The Spark: Tokoloshe Song

tokoloshesongInspired by John Scalzi’s awesome The Big Idea,  The Spark is a guest space on my blog, where African novelists can promote their new novels by writing a short personal essay about the inspiration (or the spark) for the story.

It’s a side project  I run in my spare time because there’s incredible writing talent on the continent (and the diaspora) and I want to shine a blazing light on it.

Authors have previously written about how their novels were inspired by wondering what if the crazy tabloid headlines were true or by a popular Soweto ghost story, or because you were clawing your way out of depression,  or trying to live down the embarrassment of being a black student mugged by a white guy, or because Rihanna saved your life or you wrote this story because you wanted to look fancy reading alone in bars.

The Spark for Tokoloshe Song by Andrew Salomon


I had been writing short stories for a number of years and even though I wanted to write a novel, I kept putting off actually starting it. I could cite all kinds of excuses for my procrastination: work commitments; having to paint the house; the dogs need exercising, but the real reason was that I was worried I might not be able to pull it off, or that I would manage to write a novel and it would be crap.

But then a friend told me about the inaugural Terry Pratchett First Novel Award. It seemed perfect: here was an award sponsored by the publisher of one of my favourite authors, plus the prize money was in that fabled currency (especially to a South African) – pounds. Sometimes the promise of fame and fortune are just what an aspiring novelist needs to actually get down to committing those 80,000 words or so to paper (I have since downgraded those expectations of fame and fortune to slight notoriety and a bit of cash – the former is taking shape, the latter I’m still waiting for).

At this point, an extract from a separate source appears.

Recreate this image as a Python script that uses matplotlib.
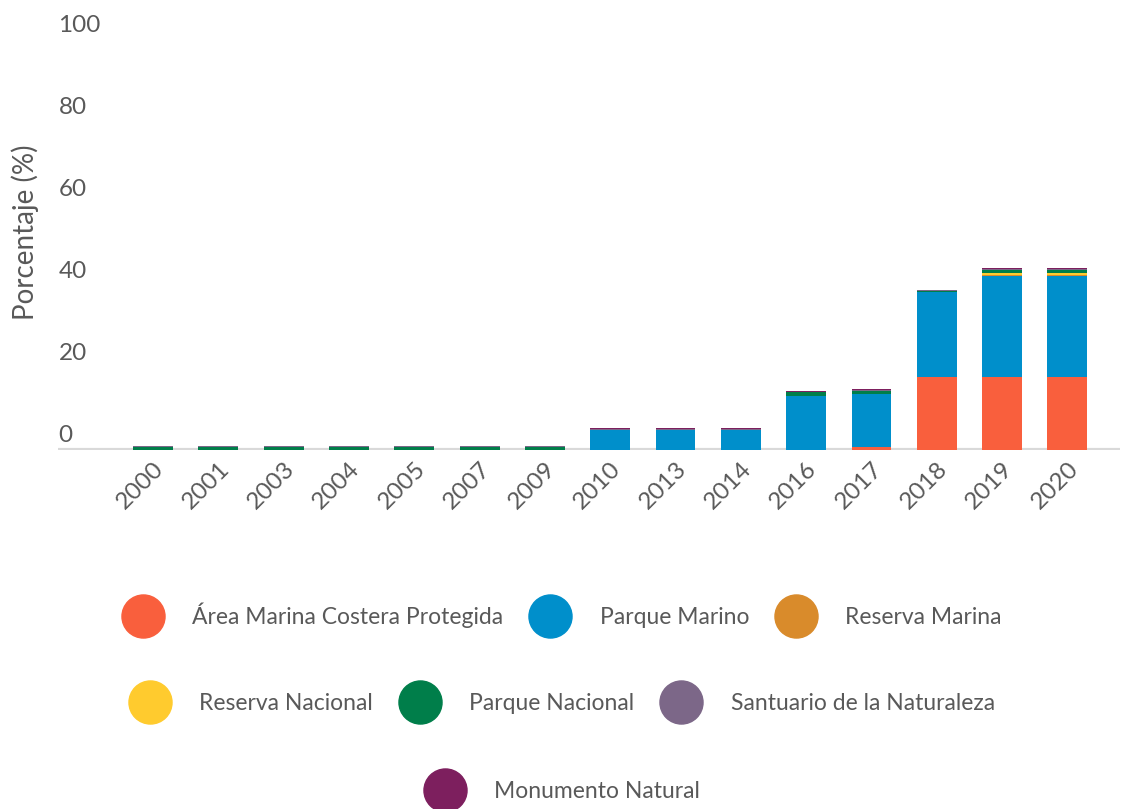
import matplotlib.pyplot as plt
from matplotlib.lines import Line2D
import numpy as np

plt.rcParams['font.family'] = ['Lato', 'DejaVu Sans']

years = ['2000', '2001', '2003', '2004', '2005', '2007', '2009', '2010',
         '2013', '2014', '2016', '2017', '2018', '2019', '2020']

# percentage by category (stacked bottom to top)
amcp = [0, 0, 0, 0, 0, 0, 0, 0, 0, 0, 0, 0.7, 17.8, 17.8, 17.8]
parque_marino = [0, 0, 0, 0, 0, 0, 0, 4.8, 4.8, 4.8, 13.2, 12.9, 20.7, 24.6, 24.6]
reserva_marina = [0, 0, 0, 0, 0, 0, 0, 0, 0, 0, 0, 0, 0, 0.1, 0.1]
reserva_nacional = [0, 0, 0, 0, 0, 0, 0, 0, 0, 0, 0, 0, 0, 0.6, 0.6]
parque_nacional = [0.6, 0.6, 0.6, 0.6, 0.6, 0.6, 0.6, 0.05, 0.05, 0.05, 0.8, 0.8, 0.1, 0.8, 0.8]
santuario = [0.3, 0.3, 0.3, 0.3, 0.3, 0.3, 0.3, 0.3, 0.3, 0.3, 0.2, 0.3, 0.3, 0.3, 0.3]
monumento = [0.05] * 15

series = [
    ('Área Marina Costera Protegida', amcp, '#F95F3D'),
    ('Parque Marino', parque_marino, '#008FCB'),
    ('Reserva Marina', reserva_marina, '#D98B2B'),
    ('Reserva Nacional', reserva_nacional, '#FFCB2E'),
    ('Parque Nacional', parque_nacional, '#007E4A'),
    ('Santuario de la Naturaleza', santuario, '#7C6788'),
    ('Monumento Natural', monumento, '#7D1F5E'),
]

text_color = '#595959'

fig = plt.figure(figsize=(11.23, 8.09), dpi=100)
ax = fig.add_axes([0.052, 0.444, 0.945, 0.507])

x = np.arange(len(years))
bottom = np.zeros(len(years))
for name, vals, color in series:
    ax.bar(x, vals, bottom=bottom, width=0.61, color=color, zorder=3)
    bottom += np.array(vals)

ax.set_ylim(0, 100)
ax.set_xlim(-1.45, len(years) - 0.2)
ax.axhline(0, color='#D9D9D9', lw=3, zorder=2)

for s in ax.spines.values():
    s.set_visible(False)
ax.set_yticks([])
ax.tick_params(axis='x', length=0, pad=6)
ax.set_xticks(x)
ax.set_xticklabels(years, rotation=45, ha='right', rotation_mode='anchor',
                   fontsize=17.5, color=text_color)

# y labels sit a bit above their value, as in the original
for v in range(0, 101, 20):
    ax.text(0.0, v + 3.4, str(v), transform=ax.get_yaxis_transform(),
            fontsize=17.5, color=text_color, ha='left', va='center')

fig.text(0.022, 0.713, 'Porcentaje (%)', rotation=90, fontsize=20,
         color=text_color, ha='center', va='center')

handles = [Line2D([], [], marker='o', linestyle='', markersize=31,
                  markerfacecolor=c, markeredgecolor=c) for _, _, c in series]
labels = [n for n, _, _ in series]
rows = [(0, 3, 0.24), (3, 6, 0.131), (6, 7, 0.022)]
for a, b, y in rows:
    leg = fig.legend(handles[a:b], labels[a:b], loc='center',
                     bbox_to_anchor=(0.5, y), ncol=b - a, frameon=False,
                     fontsize=16.5, handlelength=1.9, handletextpad=1.2,
                     columnspacing=1.1, labelcolor=text_color)

fig.savefig('out.png', dpi=100)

A short story I had written was one of the winners of the PEN/Studzinski Literary Awards for African Fiction and featured a tokoloshe – a knee-high, much-maligned creature from southern African folklore. I got a great deal of positive feedback from readers about this character so I decided to use a tokoloshe in the novel since his would allow me to further mine the rich vein of African mythology. I wanted to portray tokoloshes as intelligent, emotional creatures that, instead of being inherently evil, are misunderstood and act out against the prejudice directed at them. And I wanted to write a rollicking story, a thriller that happened to have fantasy – homegrown African fantasy – in it.

So I wrote the novel and entered it for the Terry Pratchett First Novel award and to my shock and delight it got shortlisted. It didn’t win but I then thought I wouldn’t have much of a hard time getting an agent and getting published – both turned out to be erroneous assumptions. This was at a time when e-books were just taking off and there was a great deal of uncertainty in the publishing industry. I became very familiar with rejections from agents and publishers. Recurring themes were that unless you are already an established writer, or it’s a cookbook, forget it.

Fortunately Tokoloshe Song was accepted by Umuzi, the South African imprint of Random House, who paired me with an excellent editor and a fantastic cover designer.

The novel ended up having lots of characters – along with the two main characters: Lun, the tokoloshe, and Richard who befriends him while volunteering at a Cape Town shelter for mistreated tokoloshes, there is also a book-loving assassin, a Cape Town crime lord, a pair of midwives equally adept at guiding an infant safely through a difficult birth and doling out vengeance to a murderer, and Mamron, a monster as twisted in his heart as his misshapen exterior suggests. Some of the characters were created specifically for the novel, while others had their origins in earlier, unpublished short stories.

Writing the novel gave me the chance to draw on my own experiences as an archaeologist working in South Africa, Mozambique and Zambia, and I could also borrow incidents that others had told me about, like a friend’s terrible but also hilarious experiences in the sometime-bizarre world of internet dating. My research also turned up some unexpected local gems like discovering that Mossel Bay is the only place in the world where great white sharks breach while hunting at night. Great whites breaching at night? How can a writer not use that?